Despite that, we’ve made friends.  Not surprisingly, these friends are mostly outsiders like ourselves.  They come from cities originally too.  While the neighbours are friendly, we can never be true ‘friends’ because my husband and I will always be those folks from the city that bought the old Smith place.  People in small towns are complacent.  They couldn’t be bothered expending the effort to actually get to know a newcomer.  Why should they?  They’ve known their friends since they were in diapers.  Perhaps they never actually learned how to make friends with a stranger.  And I’m pretty sure nobody would plan a benefit dance to help us out of any financial jam.  I volunteer in my community and participate in community events, but I know from experience that if I miss a meeting or two, there won’t be a phone call or someone dropping by to check on me.  

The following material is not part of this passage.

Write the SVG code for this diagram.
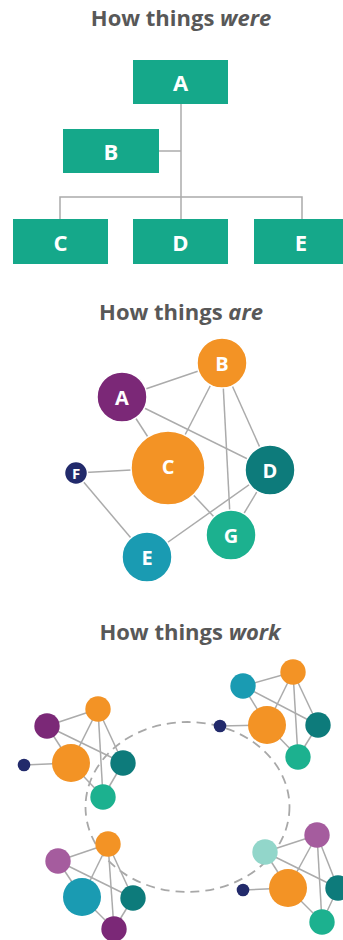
<svg xmlns="http://www.w3.org/2000/svg" width="343" height="940" viewBox="0 0 343 940">
  <style>
    .title { font-family: "Open Sans", "Liberation Sans", sans-serif; font-weight: 700; font-size: 22px; fill: #585858; text-anchor: middle; }
    .title tspan.em { font-style: italic; }
    .box { fill: #15a88a; }
    .lbl { font-family: "Open Sans", "Liberation Sans", sans-serif; font-weight: 700; fill: #ffffff; text-anchor: middle; dominant-baseline: central; }
    .lbl.big { font-size: 22px; }
    .lbl.mid { font-size: 20px; }
    .lbl.sm { font-size: 15px; }
    .wire { stroke: #ababab; stroke-width: 1.5; fill: none; }
    .ring { stroke: #a8a8a8; stroke-width: 1.8; fill: none; stroke-dasharray: 9 6; }
    .purple { fill: #7b2877; }
    .orange { fill: #f39325; }
    .teal { fill: #0d7b7b; }
    .green { fill: #1cb18f; }
    .cyan { fill: #1a9bb2; }
    .navy { fill: #222a6b; }
    .lilac { fill: #a55c9e; }
    .mint { fill: #92d6ca; }
    .outline { stroke: #ffffff; stroke-width: 1.5; }
  </style>

  <!-- Section 1: hierarchy -->
  <text class="title" x="181" y="26">How things <tspan class="em">were</tspan></text>

  <g id="tree-connectors">
    <path class="wire" d="M181 104 V219"/>
    <path class="wire" d="M159 151 H181"/>
    <path class="wire" d="M60 219 V197 H302 V219"/>
  </g>

  <g id="box-A"><rect class="box" x="133" y="60" width="95" height="44"/><text class="lbl big" x="180.5" y="82">A</text></g>
  <g id="box-B"><rect class="box" x="63" y="129" width="96" height="44"/><text class="lbl big" x="111" y="151">B</text></g>
  <g id="box-C"><rect class="box" x="13" y="219" width="95" height="45"/><text class="lbl big" x="60.5" y="241.5">C</text></g>
  <g id="box-D"><rect class="box" x="133" y="219" width="95" height="45"/><text class="lbl big" x="180.5" y="241.5">D</text></g>
  <g id="box-E"><rect class="box" x="254" y="219" width="95" height="45"/><text class="lbl big" x="301" y="241.5">E</text></g>

  <!-- Section 2: network -->
  <text class="title" x="181" y="320">How things <tspan class="em">are</tspan></text>

  <g id="net-connectors">
    <line class="wire" x1="122" y1="397" x2="222" y2="363"/>
    <line class="wire" x1="122" y1="397" x2="168" y2="468"/>
    <line class="wire" x1="122" y1="397" x2="270" y2="470"/>
    <line class="wire" x1="222" y1="363" x2="168" y2="468"/>
    <line class="wire" x1="222" y1="363" x2="231" y2="535"/>
    <line class="wire" x1="222" y1="363" x2="270" y2="470"/>
    <line class="wire" x1="76" y1="473" x2="168" y2="468"/>
    <line class="wire" x1="76" y1="473" x2="147" y2="557"/>
    <line class="wire" x1="168" y1="468" x2="231" y2="535"/>
    <line class="wire" x1="270" y1="470" x2="147" y2="557"/>
    <line class="wire" x1="270" y1="470" x2="231" y2="535"/>
  </g>

  <g id="node-A"><circle class="purple outline" cx="122" cy="397" r="25"/><text class="lbl mid" x="122" y="397">A</text></g>
  <g id="node-B"><circle class="orange outline" cx="222" cy="363" r="25"/><text class="lbl mid" x="222" y="363">B</text></g>
  <g id="node-C"><circle class="orange outline" cx="168" cy="468" r="37"/><text class="lbl mid" x="168" y="466">C</text></g>
  <g id="node-D"><circle class="teal outline" cx="270" cy="470" r="25"/><text class="lbl mid" x="270" y="470">D</text></g>
  <g id="node-E"><circle class="cyan outline" cx="147" cy="557" r="25"/><text class="lbl mid" x="147" y="557">E</text></g>
  <g id="node-F"><circle class="navy outline" cx="76" cy="473" r="11.5"/><text class="lbl sm" x="76" y="473">F</text></g>
  <g id="node-G"><circle class="green outline" cx="231" cy="535" r="25"/><text class="lbl mid" x="231" y="535">G</text></g>

  <!-- Section 3: linked clusters -->
  <text class="title" x="190" y="640">How things <tspan class="em">work</tspan></text>

  <g id="ring">
    <ellipse class="ring" cx="187.5" cy="807" rx="102" ry="85"/>
  </g>

  <!-- cluster top-left -->
  <g id="cluster-1-connectors">
    <line class="wire" x1="47" y1="726" x2="98" y2="709"/>
    <line class="wire" x1="47" y1="726" x2="71" y2="763"/>
    <line class="wire" x1="47" y1="726" x2="123" y2="763"/>
    <line class="wire" x1="98" y1="709" x2="71" y2="763"/>
    <line class="wire" x1="98" y1="709" x2="103" y2="797"/>
    <line class="wire" x1="98" y1="709" x2="123" y2="763"/>
    <line class="wire" x1="24" y1="765" x2="71" y2="763"/>
    <line class="wire" x1="71" y1="763" x2="103" y2="797"/>
    <line class="wire" x1="123" y1="763" x2="103" y2="797"/>
  </g>
  <g id="cluster-1">
    <circle class="purple" cx="47" cy="726" r="12.7"/>
    <circle class="orange" cx="98" cy="709" r="12.7"/>
    <circle class="orange" cx="71" cy="763" r="19"/>
    <circle class="navy" cx="24" cy="765" r="6.3"/>
    <circle class="teal" cx="123" cy="763" r="12.7"/>
    <circle class="green" cx="103" cy="797" r="12.7"/>
  </g>

  <!-- cluster top-right -->
  <g id="cluster-2-connectors">
    <line class="wire" x1="243" y1="686" x2="293" y2="672"/>
    <line class="wire" x1="243" y1="686" x2="267" y2="725"/>
    <line class="wire" x1="243" y1="686" x2="318" y2="725"/>
    <line class="wire" x1="293" y1="672" x2="267" y2="725"/>
    <line class="wire" x1="293" y1="672" x2="298" y2="757"/>
    <line class="wire" x1="293" y1="672" x2="318" y2="725"/>
    <line class="wire" x1="220" y1="726" x2="267" y2="725"/>
    <line class="wire" x1="267" y1="725" x2="298" y2="757"/>
    <line class="wire" x1="318" y1="725" x2="298" y2="757"/>
  </g>
  <g id="cluster-2">
    <circle class="cyan" cx="243" cy="686" r="12.7"/>
    <circle class="orange" cx="293" cy="672" r="12.7"/>
    <circle class="orange" cx="267" cy="725" r="19"/>
    <circle class="navy" cx="220" cy="726" r="6.3"/>
    <circle class="teal" cx="318" cy="725" r="12.7"/>
    <circle class="green" cx="298" cy="757" r="12.7"/>
  </g>

  <!-- cluster bottom-left -->
  <g id="cluster-3-connectors">
    <line class="wire" x1="58" y1="861" x2="108" y2="844"/>
    <line class="wire" x1="58" y1="861" x2="82" y2="897"/>
    <line class="wire" x1="58" y1="861" x2="133" y2="898"/>
    <line class="wire" x1="108" y1="844" x2="82" y2="897"/>
    <line class="wire" x1="108" y1="844" x2="114" y2="929"/>
    <line class="wire" x1="108" y1="844" x2="133" y2="898"/>
    <line class="wire" x1="82" y1="897" x2="114" y2="929"/>
    <line class="wire" x1="133" y1="898" x2="114" y2="929"/>
  </g>
  <g id="cluster-3">
    <circle class="lilac" cx="58" cy="861" r="12.7"/>
    <circle class="orange" cx="108" cy="844" r="12.7"/>
    <circle class="cyan" cx="82" cy="897" r="19"/>
    <circle class="teal" cx="133" cy="898" r="12.7"/>
    <circle class="purple" cx="114" cy="929" r="12.7"/>
  </g>

  <!-- cluster bottom-right -->
  <g id="cluster-4-connectors">
    <line class="wire" x1="265" y1="852" x2="317" y2="835"/>
    <line class="wire" x1="265" y1="852" x2="288" y2="888"/>
    <line class="wire" x1="265" y1="852" x2="338" y2="888"/>
    <line class="wire" x1="317" y1="835" x2="288" y2="888"/>
    <line class="wire" x1="317" y1="835" x2="322" y2="922"/>
    <line class="wire" x1="317" y1="835" x2="338" y2="888"/>
    <line class="wire" x1="243" y1="890" x2="288" y2="888"/>
    <line class="wire" x1="288" y1="888" x2="322" y2="922"/>
    <line class="wire" x1="338" y1="888" x2="322" y2="922"/>
  </g>
  <g id="cluster-4">
    <circle class="mint" cx="265" cy="852" r="12.7"/>
    <circle class="lilac" cx="317" cy="835" r="12.7"/>
    <circle class="orange" cx="288" cy="888" r="19"/>
    <circle class="navy" cx="243" cy="890" r="6.3"/>
    <circle class="teal" cx="338" cy="888" r="12.7"/>
    <circle class="green" cx="322" cy="922" r="12.7"/>
  </g>
</svg>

Our son was born here.  Maybe that will give him an "in" as he gets older.  Perhaps not.  Perhaps he will be...tainted, as it were...by having parents who are not from here.  After all, small town means small minds a lot of the time and he will ever be the son of "those people who bought the old Smith place".  On the other hand, this apartness (yes, I made up that word) may be what allows him to eventually leave this place and spread his wings in the big wide world.  I've seen so many young people around here who have no ambition to leave and in many other cases, those who go off to university or college only to return afterwards.  Time will tell.  

So while we are part of the community, we are not of the community.  Sadly, after more than a dozen years of living here personally, I fear that this will still be the case when I mark my 25th, 40th, or even 50th year of living here.